John Cassidy of the New Yorker magazine in an article entitled Degrowth seen from the New Yorker wrote:
“If major industrialized economies were to cut back their consumption and reorganize along more communal lines, who would buy all the components and gadgets and clothes that developing countries like Bangladesh, Indonesia, and Vietnam produce?“
If developing countries produce less consumer toys for the developed world then they can produce more basic commodities for themselves. There is such a thing as healthy growth. Everyone wants their children to grow into healthy vigorous adults, but in middle age we do not want them to be forty feet tall and getting bigger all the time. In order to live in an ecologically sane manner we need a reasonable standard of consumption. If many people living in relatively impoverished regions of the globe are living far below these standards then it is perfectly reasonable for them to aspire to growth in consumption that will allow them to reach this level. If the highly developed parts of the world are consuming at a level that a world of nine or ten billion people cannot hope to attain to, then our consumption should fall so that we can eventually meet the poorer parts of the world on common ground. From a systems point of view the lower the demand on resources required to meet that standard of consumption the easier it will be to attain to.

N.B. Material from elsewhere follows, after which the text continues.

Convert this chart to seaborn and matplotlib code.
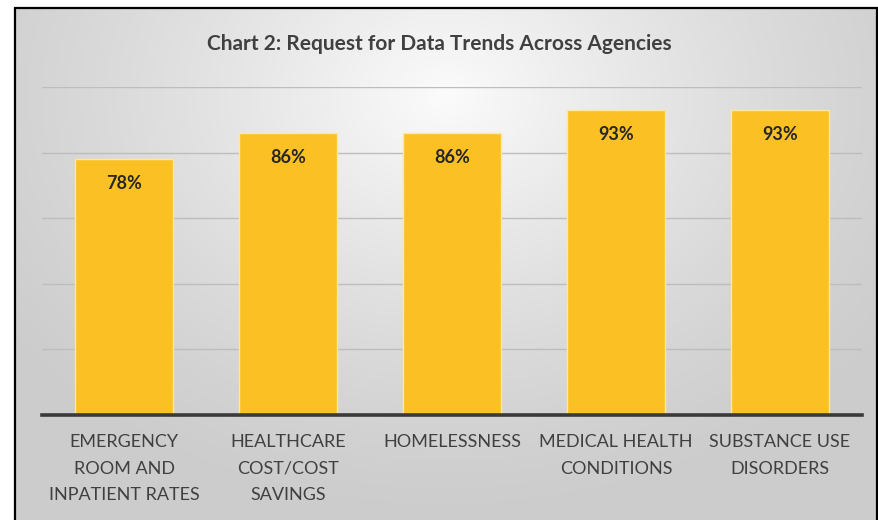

Of course the question of how to organizationally achieve such a result is complex. But it seem clear to me that one requirement is that we most evolve towards a system of providing credit whose primary goal is meeting basic human needs rather than chasing exponentially increasing monetary flows forever. The argument that the developed world need to continue wasteful consumption in order to pull the developing world out of poverty needs to be debunked.